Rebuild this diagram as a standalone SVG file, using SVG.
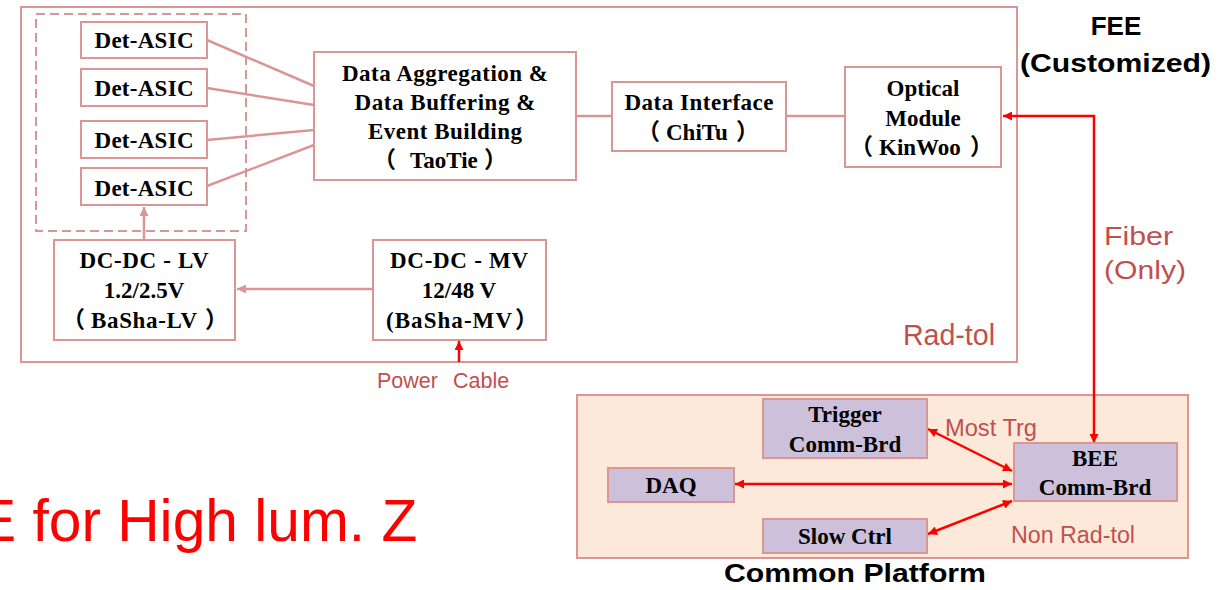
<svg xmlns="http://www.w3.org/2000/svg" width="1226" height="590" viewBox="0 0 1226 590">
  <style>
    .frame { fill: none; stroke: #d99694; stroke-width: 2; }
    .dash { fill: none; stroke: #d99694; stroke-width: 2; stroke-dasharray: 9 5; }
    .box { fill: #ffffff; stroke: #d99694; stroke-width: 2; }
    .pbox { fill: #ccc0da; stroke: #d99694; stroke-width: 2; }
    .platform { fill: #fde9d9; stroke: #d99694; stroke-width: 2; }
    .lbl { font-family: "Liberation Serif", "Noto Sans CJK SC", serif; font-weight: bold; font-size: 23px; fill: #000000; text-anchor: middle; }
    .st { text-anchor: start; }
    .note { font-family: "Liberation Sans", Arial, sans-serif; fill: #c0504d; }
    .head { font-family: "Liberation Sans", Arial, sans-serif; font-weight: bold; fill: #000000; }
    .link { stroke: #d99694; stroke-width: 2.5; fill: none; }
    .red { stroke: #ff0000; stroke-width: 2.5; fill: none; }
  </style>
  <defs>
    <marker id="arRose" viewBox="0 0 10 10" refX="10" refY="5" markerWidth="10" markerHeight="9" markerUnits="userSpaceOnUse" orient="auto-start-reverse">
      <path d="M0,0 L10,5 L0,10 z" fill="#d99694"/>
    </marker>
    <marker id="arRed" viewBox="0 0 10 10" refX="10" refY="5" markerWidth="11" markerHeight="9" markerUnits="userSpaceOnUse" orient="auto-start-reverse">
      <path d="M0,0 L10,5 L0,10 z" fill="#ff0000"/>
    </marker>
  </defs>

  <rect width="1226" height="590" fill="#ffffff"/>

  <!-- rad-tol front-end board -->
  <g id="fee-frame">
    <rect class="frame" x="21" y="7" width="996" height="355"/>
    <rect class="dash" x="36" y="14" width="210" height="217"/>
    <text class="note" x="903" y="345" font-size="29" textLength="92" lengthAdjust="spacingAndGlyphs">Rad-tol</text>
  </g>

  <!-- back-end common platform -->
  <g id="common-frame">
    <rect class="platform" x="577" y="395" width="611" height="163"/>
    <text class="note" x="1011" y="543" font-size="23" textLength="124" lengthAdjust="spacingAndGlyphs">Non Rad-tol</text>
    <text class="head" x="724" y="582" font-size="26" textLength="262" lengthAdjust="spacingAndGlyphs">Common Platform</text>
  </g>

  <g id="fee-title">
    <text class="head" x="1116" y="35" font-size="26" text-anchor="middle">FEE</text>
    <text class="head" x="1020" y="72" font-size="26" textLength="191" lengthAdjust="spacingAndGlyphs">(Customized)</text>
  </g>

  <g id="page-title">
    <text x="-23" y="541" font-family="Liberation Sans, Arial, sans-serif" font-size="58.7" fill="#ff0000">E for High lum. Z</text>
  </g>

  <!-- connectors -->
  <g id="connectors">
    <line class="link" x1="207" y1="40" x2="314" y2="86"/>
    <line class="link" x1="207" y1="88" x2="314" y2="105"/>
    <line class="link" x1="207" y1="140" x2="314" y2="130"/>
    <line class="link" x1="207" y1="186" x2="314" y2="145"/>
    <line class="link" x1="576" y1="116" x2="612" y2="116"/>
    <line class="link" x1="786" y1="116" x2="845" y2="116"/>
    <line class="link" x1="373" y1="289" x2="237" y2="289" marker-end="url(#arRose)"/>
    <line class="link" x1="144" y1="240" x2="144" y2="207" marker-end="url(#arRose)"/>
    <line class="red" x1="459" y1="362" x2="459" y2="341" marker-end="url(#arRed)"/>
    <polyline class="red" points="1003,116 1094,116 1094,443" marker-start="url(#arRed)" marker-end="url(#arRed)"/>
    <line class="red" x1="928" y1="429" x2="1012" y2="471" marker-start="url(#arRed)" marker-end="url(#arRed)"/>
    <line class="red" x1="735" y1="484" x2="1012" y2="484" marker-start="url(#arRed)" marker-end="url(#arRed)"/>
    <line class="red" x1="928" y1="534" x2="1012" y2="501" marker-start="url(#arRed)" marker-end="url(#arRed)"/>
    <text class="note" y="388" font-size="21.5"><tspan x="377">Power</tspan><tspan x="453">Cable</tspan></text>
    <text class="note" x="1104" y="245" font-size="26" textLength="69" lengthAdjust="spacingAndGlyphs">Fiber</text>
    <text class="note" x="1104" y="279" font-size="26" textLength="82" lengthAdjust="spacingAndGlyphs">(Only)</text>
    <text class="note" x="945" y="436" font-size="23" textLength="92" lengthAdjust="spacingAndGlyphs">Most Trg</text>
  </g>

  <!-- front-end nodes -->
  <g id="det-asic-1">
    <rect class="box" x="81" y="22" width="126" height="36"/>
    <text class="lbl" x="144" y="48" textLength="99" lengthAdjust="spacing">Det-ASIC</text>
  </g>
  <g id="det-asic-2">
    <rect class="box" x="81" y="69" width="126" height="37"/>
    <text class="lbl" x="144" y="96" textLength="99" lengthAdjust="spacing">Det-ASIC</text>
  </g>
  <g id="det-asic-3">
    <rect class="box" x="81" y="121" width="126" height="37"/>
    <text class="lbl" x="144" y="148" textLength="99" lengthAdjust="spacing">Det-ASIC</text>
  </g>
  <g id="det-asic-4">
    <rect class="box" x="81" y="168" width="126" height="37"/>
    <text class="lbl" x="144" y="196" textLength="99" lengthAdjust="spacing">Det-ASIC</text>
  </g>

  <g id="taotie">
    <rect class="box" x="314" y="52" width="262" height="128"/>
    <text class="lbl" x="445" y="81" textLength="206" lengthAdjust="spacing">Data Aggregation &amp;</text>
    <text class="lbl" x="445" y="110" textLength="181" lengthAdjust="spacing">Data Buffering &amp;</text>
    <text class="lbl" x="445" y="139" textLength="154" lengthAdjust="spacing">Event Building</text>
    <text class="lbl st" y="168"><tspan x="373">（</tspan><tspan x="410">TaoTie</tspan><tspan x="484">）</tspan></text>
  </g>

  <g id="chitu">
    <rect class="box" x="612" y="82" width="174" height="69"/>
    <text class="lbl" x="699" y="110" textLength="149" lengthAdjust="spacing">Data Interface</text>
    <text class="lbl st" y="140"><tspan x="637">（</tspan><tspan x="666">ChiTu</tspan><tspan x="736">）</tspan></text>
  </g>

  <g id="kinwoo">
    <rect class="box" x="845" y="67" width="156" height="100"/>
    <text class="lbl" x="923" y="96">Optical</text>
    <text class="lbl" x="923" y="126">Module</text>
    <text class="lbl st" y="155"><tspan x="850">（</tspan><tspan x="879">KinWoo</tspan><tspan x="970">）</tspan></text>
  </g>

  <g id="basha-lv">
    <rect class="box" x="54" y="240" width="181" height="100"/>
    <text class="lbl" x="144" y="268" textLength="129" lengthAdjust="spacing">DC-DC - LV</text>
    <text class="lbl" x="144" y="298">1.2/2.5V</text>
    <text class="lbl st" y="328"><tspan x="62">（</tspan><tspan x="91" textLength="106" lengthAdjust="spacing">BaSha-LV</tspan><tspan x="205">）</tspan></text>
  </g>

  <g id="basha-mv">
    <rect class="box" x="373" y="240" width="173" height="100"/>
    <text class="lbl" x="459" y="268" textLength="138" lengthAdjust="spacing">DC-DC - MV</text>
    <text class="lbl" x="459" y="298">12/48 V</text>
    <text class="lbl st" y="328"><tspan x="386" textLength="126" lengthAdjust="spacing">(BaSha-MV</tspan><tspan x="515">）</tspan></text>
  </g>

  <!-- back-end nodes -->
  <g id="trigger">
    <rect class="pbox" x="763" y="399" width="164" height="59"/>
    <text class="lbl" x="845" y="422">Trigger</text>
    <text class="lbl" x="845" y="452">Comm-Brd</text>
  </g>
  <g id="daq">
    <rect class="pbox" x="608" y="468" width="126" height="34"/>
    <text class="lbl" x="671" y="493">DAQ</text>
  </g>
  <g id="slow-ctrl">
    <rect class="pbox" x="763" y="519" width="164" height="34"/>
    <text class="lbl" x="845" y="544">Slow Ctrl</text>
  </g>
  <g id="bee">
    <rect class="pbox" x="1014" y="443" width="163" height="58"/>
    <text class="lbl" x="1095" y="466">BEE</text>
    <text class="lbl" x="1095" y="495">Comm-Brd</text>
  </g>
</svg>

▬▬▬▬▬▬▬▬▬▬

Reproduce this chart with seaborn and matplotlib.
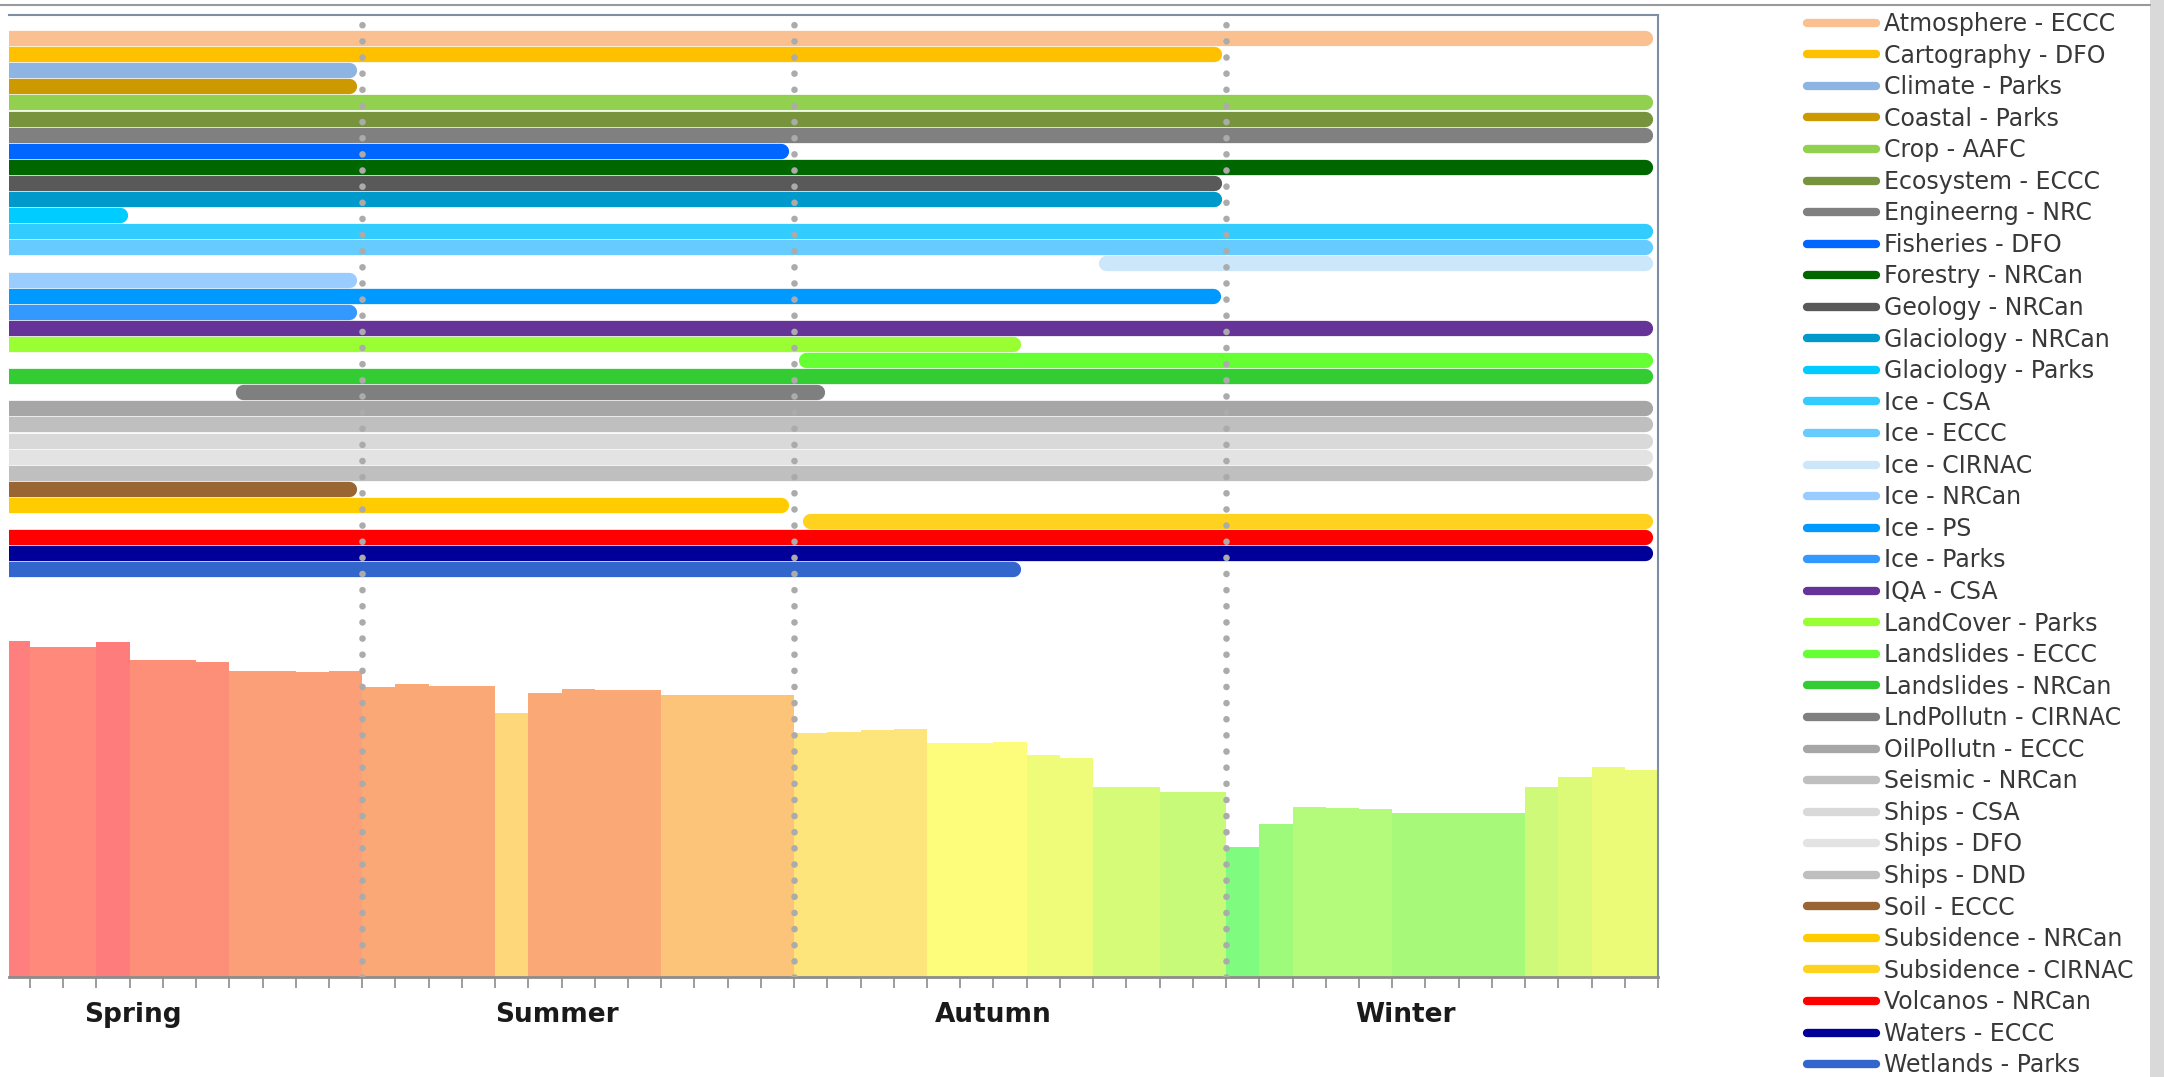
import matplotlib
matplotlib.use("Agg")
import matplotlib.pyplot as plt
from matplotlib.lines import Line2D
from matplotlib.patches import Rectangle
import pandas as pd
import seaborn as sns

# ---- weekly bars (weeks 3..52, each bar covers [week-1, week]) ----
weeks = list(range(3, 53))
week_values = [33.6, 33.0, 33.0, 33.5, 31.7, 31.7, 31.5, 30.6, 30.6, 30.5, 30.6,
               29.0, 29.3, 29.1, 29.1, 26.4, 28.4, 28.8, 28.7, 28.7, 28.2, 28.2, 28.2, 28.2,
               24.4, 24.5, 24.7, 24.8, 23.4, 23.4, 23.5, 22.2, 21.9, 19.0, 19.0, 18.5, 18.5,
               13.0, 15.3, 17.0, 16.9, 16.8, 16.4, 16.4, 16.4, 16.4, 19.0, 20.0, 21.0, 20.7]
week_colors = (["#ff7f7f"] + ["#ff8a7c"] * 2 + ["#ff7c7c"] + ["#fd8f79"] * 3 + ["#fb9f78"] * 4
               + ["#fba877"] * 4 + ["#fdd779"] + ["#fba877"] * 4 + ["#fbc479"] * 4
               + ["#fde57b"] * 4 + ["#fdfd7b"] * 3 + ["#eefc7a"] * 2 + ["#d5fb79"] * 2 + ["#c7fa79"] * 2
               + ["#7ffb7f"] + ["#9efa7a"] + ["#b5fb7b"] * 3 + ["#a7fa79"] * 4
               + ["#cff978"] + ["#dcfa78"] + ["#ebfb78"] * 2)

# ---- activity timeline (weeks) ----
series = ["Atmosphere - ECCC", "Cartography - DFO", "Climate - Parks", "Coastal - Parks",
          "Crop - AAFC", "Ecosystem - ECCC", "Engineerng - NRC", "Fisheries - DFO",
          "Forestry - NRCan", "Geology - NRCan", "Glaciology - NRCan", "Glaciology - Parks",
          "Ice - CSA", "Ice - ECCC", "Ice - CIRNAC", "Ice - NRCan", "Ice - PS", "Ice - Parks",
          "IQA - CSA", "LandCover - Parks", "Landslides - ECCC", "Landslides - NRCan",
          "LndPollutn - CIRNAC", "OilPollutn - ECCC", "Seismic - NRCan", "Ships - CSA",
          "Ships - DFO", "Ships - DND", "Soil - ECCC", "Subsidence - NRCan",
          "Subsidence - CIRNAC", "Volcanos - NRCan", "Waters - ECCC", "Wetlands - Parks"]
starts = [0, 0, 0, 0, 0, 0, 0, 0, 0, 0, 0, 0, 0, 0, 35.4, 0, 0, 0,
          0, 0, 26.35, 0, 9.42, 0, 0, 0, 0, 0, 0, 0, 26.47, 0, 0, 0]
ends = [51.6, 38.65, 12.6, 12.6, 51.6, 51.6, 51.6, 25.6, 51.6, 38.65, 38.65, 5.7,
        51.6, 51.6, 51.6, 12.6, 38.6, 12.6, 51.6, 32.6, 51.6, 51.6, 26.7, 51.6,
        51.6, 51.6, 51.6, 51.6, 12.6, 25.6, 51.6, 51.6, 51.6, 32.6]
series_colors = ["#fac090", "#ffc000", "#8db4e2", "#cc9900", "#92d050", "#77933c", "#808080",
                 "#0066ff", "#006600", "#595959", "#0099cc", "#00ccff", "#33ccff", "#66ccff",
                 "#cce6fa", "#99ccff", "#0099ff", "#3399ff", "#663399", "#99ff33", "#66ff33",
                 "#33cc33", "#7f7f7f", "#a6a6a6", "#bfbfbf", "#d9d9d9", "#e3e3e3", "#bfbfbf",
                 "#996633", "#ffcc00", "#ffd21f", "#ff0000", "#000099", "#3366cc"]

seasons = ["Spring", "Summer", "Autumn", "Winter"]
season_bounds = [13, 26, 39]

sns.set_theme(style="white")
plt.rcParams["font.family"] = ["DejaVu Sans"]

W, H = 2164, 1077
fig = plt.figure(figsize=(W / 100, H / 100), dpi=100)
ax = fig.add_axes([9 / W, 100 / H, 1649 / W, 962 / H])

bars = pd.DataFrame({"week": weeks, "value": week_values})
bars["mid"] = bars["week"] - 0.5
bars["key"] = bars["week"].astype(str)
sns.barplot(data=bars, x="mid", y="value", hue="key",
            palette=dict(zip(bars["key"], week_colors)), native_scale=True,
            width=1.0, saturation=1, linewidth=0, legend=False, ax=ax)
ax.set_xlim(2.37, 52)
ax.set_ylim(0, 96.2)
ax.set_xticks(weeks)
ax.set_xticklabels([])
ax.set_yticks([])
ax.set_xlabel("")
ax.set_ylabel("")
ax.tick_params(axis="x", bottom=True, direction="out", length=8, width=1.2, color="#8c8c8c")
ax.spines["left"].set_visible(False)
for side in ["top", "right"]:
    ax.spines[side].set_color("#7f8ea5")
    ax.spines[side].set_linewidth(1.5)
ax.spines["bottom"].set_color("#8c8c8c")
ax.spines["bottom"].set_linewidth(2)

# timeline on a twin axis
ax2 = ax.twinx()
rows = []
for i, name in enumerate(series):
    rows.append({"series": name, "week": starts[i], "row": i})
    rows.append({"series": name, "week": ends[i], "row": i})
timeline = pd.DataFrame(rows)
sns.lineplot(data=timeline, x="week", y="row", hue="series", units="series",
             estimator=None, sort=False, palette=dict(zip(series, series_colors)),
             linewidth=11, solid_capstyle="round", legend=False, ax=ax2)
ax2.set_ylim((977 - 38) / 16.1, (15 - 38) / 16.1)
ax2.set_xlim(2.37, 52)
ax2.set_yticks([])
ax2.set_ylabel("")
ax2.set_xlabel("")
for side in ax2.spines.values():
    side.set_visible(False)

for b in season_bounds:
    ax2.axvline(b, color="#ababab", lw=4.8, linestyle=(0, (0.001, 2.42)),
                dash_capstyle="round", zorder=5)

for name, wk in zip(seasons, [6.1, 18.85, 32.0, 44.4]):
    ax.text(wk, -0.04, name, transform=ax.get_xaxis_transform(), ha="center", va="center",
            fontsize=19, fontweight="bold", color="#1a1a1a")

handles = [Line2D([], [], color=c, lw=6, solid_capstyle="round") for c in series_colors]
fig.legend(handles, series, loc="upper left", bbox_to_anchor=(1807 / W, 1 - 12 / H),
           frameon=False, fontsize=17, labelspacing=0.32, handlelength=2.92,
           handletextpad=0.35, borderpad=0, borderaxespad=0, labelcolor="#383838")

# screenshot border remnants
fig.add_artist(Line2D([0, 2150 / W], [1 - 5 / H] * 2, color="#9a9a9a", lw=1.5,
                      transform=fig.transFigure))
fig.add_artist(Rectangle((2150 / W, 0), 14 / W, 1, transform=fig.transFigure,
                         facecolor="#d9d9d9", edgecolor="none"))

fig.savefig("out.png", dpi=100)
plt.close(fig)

▬▬▬▬▬▬▬▬▬▬

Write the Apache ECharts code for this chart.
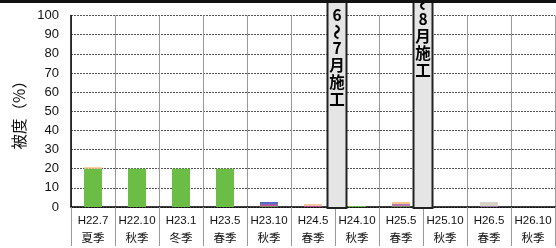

▬▬▬▬▬▬▬▬▬▬

- _WHAT IS REQUIRED_
From the records above, copy exactly the lines starting at the one with "Reproduce this chart" and ending at the one with "import seaborn as sns", and no others. Pictures stay out.

- _SOLUTION TO THE EXERCISE_
Reproduce this chart with seaborn and matplotlib.
import matplotlib
matplotlib.use("Agg")
import matplotlib.pyplot as plt
from matplotlib.lines import Line2D
from matplotlib.patches import Rectangle
import pandas as pd
import seaborn as sns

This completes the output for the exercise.